1- “Try to exclude the possibility of suffering which the order of nature and the existence of free-wills involve, and you find that you have excluded life itself” 2-“Love, in its own nature, demands the perfecting of the beloved.” 3-“Love may forgive all infirmities and love still in spite of them: but Love cannot cease to will their removal.” 4-“The human spirit will not even begin to try to surrender self-will as long as all seems to be well with it. Now error and sin both have this property, that the deeper they are the less their victim suspects their existence; they are masked evil. Pain is unmasked, unmistakable evil; every man knows that something is wrong when he is being hurt.” 5-“We can ignore even pleasure. But pain insists upon being attended to. God whispers to us in our pleasures, speaks in our conscience, but shouts in our pains: it is his megaphone to rouse a deaf world.”
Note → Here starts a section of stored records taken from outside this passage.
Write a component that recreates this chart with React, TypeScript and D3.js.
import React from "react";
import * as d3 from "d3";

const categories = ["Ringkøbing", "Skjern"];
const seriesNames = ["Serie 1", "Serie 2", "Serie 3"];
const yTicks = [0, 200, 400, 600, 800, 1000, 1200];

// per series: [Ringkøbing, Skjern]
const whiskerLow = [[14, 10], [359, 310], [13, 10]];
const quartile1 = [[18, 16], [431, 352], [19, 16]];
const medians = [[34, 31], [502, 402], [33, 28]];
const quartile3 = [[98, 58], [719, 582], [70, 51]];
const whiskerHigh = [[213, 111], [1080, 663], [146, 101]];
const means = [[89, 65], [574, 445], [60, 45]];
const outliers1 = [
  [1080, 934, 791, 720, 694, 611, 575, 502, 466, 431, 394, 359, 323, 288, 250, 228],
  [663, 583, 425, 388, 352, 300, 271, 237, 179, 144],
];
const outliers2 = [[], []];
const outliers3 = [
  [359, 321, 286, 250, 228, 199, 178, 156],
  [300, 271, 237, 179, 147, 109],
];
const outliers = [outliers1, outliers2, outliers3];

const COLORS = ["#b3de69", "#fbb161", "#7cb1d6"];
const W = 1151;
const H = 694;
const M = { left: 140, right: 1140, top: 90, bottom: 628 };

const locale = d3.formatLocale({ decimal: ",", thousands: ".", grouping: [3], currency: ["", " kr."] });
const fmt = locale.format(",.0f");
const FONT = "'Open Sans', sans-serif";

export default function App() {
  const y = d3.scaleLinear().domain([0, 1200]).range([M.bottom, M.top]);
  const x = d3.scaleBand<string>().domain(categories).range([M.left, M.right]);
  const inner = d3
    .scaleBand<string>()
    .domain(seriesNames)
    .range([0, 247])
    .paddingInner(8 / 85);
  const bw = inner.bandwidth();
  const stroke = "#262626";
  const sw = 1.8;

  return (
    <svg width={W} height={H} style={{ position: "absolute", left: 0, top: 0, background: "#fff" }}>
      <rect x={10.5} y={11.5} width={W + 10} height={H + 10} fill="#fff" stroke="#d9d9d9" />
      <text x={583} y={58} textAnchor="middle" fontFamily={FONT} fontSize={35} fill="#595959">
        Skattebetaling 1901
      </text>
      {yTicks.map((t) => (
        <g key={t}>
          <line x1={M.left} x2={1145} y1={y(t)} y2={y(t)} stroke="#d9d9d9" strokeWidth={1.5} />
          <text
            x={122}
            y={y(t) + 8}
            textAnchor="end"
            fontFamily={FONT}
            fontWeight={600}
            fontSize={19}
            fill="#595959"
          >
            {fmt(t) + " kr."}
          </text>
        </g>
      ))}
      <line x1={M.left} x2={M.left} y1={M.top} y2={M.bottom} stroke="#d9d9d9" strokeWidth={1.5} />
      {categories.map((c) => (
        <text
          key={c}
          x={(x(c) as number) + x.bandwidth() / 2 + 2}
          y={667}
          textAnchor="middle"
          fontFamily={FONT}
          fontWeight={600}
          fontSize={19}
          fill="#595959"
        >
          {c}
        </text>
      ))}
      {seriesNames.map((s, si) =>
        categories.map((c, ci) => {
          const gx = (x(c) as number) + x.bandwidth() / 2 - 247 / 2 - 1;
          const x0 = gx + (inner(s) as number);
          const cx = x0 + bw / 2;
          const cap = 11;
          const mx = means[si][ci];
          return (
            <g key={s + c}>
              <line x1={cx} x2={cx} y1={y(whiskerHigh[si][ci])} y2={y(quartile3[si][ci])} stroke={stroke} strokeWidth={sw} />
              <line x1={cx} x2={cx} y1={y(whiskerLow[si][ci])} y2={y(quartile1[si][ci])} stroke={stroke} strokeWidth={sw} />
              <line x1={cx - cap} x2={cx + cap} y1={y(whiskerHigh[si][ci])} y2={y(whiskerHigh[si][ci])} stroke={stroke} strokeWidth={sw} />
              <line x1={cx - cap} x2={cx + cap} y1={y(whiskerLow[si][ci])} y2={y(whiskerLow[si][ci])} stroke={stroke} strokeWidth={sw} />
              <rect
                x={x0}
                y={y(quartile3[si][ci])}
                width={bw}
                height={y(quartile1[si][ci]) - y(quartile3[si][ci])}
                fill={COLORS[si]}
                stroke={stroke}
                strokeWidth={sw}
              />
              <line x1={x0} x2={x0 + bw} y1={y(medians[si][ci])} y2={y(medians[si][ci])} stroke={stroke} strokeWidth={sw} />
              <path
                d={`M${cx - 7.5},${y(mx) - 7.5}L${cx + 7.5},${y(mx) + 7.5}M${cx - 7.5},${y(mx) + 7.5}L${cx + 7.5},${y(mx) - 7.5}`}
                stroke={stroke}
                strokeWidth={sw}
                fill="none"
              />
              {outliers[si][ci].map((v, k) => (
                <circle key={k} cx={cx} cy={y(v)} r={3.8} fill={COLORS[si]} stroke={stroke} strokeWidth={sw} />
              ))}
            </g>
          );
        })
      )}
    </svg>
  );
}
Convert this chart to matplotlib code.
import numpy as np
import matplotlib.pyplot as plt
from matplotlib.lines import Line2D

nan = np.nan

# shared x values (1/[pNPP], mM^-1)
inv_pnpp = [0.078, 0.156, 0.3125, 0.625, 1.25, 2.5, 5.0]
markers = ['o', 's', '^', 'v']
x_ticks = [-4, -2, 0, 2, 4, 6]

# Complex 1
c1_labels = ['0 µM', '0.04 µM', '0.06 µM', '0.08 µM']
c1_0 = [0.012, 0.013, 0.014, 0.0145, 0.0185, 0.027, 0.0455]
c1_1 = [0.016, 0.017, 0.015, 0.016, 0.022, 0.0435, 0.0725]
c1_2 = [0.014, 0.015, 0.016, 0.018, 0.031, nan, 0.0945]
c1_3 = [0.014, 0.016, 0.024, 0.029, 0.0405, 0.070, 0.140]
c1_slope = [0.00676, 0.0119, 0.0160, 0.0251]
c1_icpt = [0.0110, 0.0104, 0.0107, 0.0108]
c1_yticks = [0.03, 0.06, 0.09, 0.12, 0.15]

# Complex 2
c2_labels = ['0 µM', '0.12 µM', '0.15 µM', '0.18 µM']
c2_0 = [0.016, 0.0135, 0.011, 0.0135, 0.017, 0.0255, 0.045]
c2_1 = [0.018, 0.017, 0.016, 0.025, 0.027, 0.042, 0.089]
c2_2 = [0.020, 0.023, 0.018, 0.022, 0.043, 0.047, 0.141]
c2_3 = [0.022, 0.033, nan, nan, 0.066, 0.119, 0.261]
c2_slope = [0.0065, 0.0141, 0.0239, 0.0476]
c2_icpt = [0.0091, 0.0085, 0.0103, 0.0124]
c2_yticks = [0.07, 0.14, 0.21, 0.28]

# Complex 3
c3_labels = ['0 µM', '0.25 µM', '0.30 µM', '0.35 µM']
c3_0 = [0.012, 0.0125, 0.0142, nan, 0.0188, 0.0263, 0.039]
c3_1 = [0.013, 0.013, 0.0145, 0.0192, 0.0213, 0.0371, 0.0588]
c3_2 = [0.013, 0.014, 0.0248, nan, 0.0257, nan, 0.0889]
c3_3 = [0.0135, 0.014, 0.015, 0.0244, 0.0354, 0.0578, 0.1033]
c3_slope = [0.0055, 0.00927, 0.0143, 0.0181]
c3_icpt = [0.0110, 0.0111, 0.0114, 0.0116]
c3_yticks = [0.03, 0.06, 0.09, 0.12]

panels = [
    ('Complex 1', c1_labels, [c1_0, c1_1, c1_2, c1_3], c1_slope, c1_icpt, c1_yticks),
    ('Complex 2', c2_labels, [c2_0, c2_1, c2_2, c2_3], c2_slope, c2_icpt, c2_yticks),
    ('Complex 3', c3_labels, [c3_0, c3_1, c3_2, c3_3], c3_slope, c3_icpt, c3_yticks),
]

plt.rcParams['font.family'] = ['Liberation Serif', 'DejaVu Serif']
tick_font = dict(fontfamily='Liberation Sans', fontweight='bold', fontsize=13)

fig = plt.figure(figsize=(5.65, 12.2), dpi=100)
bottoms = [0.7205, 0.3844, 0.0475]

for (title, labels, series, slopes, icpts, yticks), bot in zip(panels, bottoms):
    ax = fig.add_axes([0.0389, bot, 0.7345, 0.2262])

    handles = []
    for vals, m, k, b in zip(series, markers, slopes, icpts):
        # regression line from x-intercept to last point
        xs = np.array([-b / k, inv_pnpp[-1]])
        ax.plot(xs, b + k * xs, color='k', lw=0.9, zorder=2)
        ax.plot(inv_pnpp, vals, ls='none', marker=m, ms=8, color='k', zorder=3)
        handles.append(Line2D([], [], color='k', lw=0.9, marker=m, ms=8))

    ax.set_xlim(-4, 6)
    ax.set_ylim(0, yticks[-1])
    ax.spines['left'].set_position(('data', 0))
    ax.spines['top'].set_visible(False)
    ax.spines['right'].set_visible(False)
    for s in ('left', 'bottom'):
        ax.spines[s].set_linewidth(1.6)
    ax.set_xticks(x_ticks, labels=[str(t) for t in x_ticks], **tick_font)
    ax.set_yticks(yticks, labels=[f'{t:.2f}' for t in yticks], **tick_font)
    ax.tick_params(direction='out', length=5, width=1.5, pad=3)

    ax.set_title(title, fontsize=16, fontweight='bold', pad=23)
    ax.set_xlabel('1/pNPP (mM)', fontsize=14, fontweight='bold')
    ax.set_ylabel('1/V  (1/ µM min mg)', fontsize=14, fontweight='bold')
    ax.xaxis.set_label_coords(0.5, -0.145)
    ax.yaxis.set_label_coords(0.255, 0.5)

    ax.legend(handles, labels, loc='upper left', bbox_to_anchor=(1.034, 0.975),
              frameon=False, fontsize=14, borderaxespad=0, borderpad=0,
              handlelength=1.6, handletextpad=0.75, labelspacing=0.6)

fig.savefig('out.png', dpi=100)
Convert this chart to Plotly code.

― C.S. Lewis, The Problem of Pain

I am going to ask you to use your Holy imagination, picture yourself standing next to God.  It is just the two of you and you are looking down at the book we call time.  You can see all of eternity spread out before you like a map on the table - and you see your own course through time, you see the good and the bad things that entered your life here on earth and you see the ripple of effect that they had throughout your life, your children's lives, your spouses life, your extended family, your close friends, the people that you work and play and worship with, your acquaintances, your facebook friends of friends, even the lady behind you in the checkout line or the man you passed on the street - seeing all of this, and seeing God's action, or non-action, on your behalf.
Should I ever see this,  I believe that I would agree that the joy, the loved ones, the triumphs, as well as the heart break, the tragedy, and even my darkest days, were all worth it, all part of the plan, and that God's plan was good.